Spoiler: YES.
I recently started reading Charles Duhigg’s book, The Power of Habit (great read if you’re interested in the topic), and it’s gotten me thinking about how educators can use the principles of habit change and formation to positively influence learners’ decision-making and self-discipline.
In Chapter 5, “Starbucks and the Habit of Success,” Duhigg highlights how many companies, including Starbucks, realized that one of the biggest gaps in employee knowledge is how to build and exert willpower, so they’ve developed entire curricula around building up this and other success skills. While some may discount large companies whose motives are largely tied to their bottom lines, these skills are still important and Duhigg illustrates this with an example of a Starbucks manager, Travis Leach, who was rudderless and angry until he was employed by Starbucks after high school and had the support he needed to develop these skills.

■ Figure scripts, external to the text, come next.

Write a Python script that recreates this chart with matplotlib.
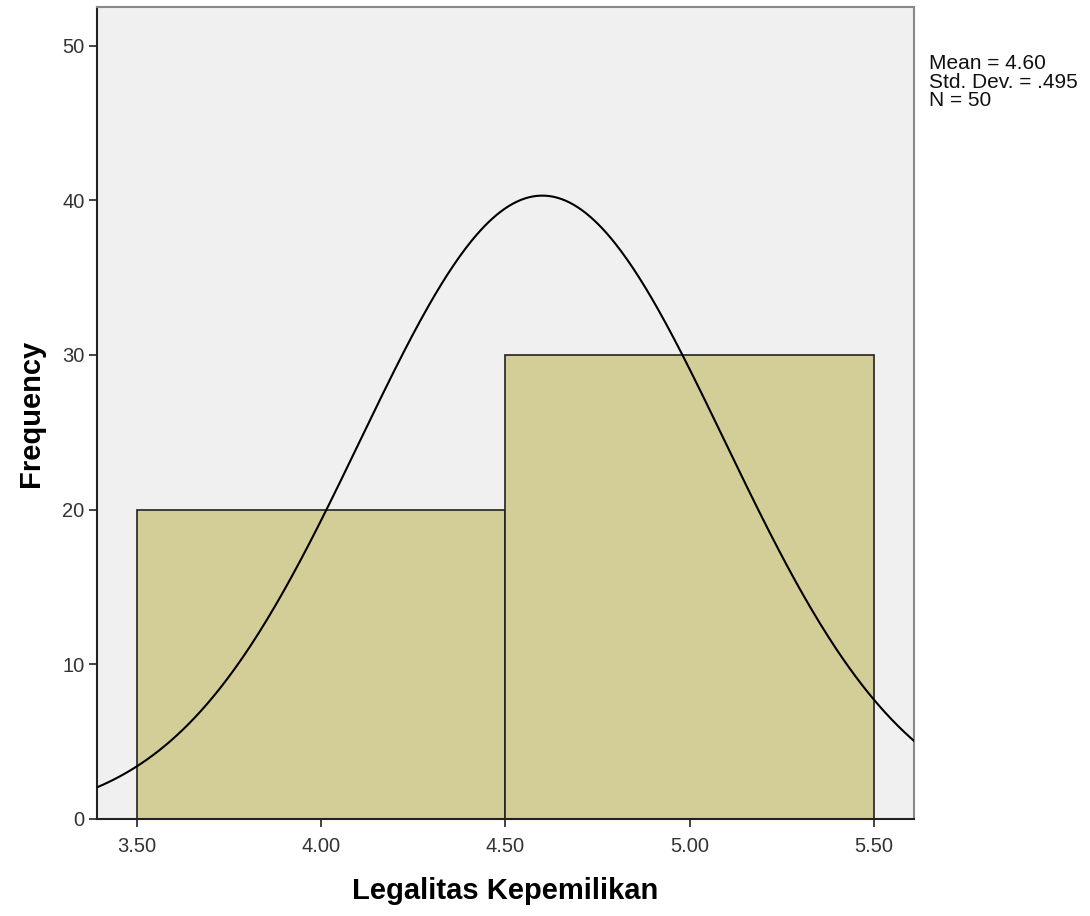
import numpy as np
import matplotlib.pyplot as plt

plt.rcParams['font.family'] = ['Liberation Sans', 'DejaVu Sans']

# histogram bins (left edges) and counts
bin_edges = [3.5, 4.5, 5.5]
counts = [20, 30]

mean_val = 4.60
std_val = 0.495
n_obs = 50

x_ticks = [3.5, 4.0, 4.5, 5.0, 5.5]
x_ticklabels = ["3.50", "4.00", "4.50", "5.00", "5.50"]
y_ticks = [0, 10, 20, 30, 40, 50]

fig = plt.figure(figsize=(10.9, 9.16), dpi=100)
ax = fig.add_axes([0.089, 0.106, 0.7495, 0.8865])
ax.set_facecolor("#f0f0f0")

widths = np.diff(bin_edges)
ax.bar(bin_edges[:-1], counts, width=widths, align="edge",
       color="#d3ce97", edgecolor="#222222", linewidth=1.2, zorder=2)

# normal curve scaled to the histogram
xlo, xhi = 3.391, 5.609
xs = np.linspace(xlo, xhi, 400)
bw = widths[0]
ys = n_obs * bw / (std_val * np.sqrt(2 * np.pi)) * np.exp(-0.5 * ((xs - mean_val) / std_val) ** 2)
ax.plot(xs, ys, color="black", lw=1.5, zorder=3)

ax.set_xlim(xlo, xhi)
ax.set_ylim(0, 52.5)
ax.set_xticks(x_ticks)
ax.set_xticklabels(x_ticklabels)
ax.set_yticks(y_ticks)
ax.tick_params(direction="out", length=6, width=1.2, labelsize=14.5, color="#222222",
               labelcolor="#333333")
ax.tick_params(axis="x", pad=7)
ax.tick_params(axis="y", pad=3)

for side in ["left", "bottom"]:
    ax.spines[side].set_color("#222222")
    ax.spines[side].set_linewidth(1.5)
for side in ["top", "right"]:
    ax.spines[side].set_color("#888888")
    ax.spines[side].set_linewidth(1.5)

ax.set_xlabel("Legalitas Kepemilikan", fontsize=21, fontweight="bold", labelpad=15)
ax.set_ylabel("Frequency", fontsize=21, fontweight="bold", labelpad=12)

fig.text(0.852, 0.941, f"Mean = {mean_val:.2f}\nStd. Dev. = .{int(round(std_val * 1000))}\nN = {n_obs}",
         fontsize=15, va="top", ha="left", linespacing=0.97, color="#111111")

fig.savefig("out.png", dpi=100)
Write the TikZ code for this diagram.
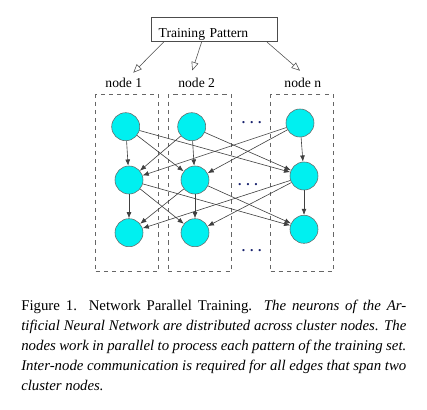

While Travis Leach’s story is inspiring, it exposes an issue in educational. In education circles, we’ll discuss the importance of success skills, and maybe even broach the topic with learners, but – I’ll speak for myself – I’ve never had the knowledge or been aware of the resources to actually help learners develop willpower and other success habits. How is a company like Starbucks capable of cultivating these vital life skills in a matter of a few years when most learners finish their entire K-12 experience without them?
Yes, there are learners who develop them on their own, but what about students like Travis, who just needed some guidance in order to change his entire life? From my own observations, I’d argue the majority of graduating seniors would benefit significantly from this kind of learning.
How Do You Teach Willpower?
Duhigg summarizes the research as such: willpower is like a muscle in both good ways and bad.
The bad news: like any muscle, you can overexert your willpower, become fatigued, and lapse into poor decision making habits that have become deeply ingrained over time. Some studies have shown, however, that willpower drains more slowly when people feel they are truly in control of their decisions and it’s their agency that has led to their good decision-making. The implication for educators is that providing more agency for learners is not only a potential moral imperative, but can improve efficiency of learning and self-efficacy tied to learners’ reflections that they’ve made good decisions.
The good news: like any muscle, you can “strengthen” your willpower so you have more throughout the day. Willpower, conceptually, is using your reasoning to overcome the habituated responses that may make you feel good in the short-term but don’t serve you in the medium- or long-term. In order to improve willpower, you need to give your reasoning a rest, because reasoning is a complex task that exhausts your brain. (Why waste your daily brain energy on reasoning about things that can be easy, automatic good decisions?) No matter how hard you train your willpower, a fatigued brain is always more likely to go for the short-term, immediate pleasure. This means you need to reduce your brain’s power consumption by automating positive behavior with new habits.
How do you help learners do this? Without going into too much depth here, you can help learners:
- Identify the habits impeding the learner’s growth.
- Determine what cues are launching these habits (a concept Duhigg discusses at length in other chapters).
- Determine what emotional reward the learner is obtaining from this habit.
- Decide what, the next time said cue occurs, the learner is going to do in place of the old habit to still obtain an emotional reward.
Eventually, if the learner keeps conscientiously changing his routine, this pattern will become ingrained as habit.
Can intentional habit formation be used for everything learners do in a classroom? Not unless you’re trying to turn learners into automatons. Helping learners purposefully develop habits is best applied when learners have developed habits and are unconsciously hurting their own growth by not editing their automatic scripts. With that said, good learning habits, such as those that aid willpower, are foundational to helping learners become independent, self-fulfilled people, just like Travis.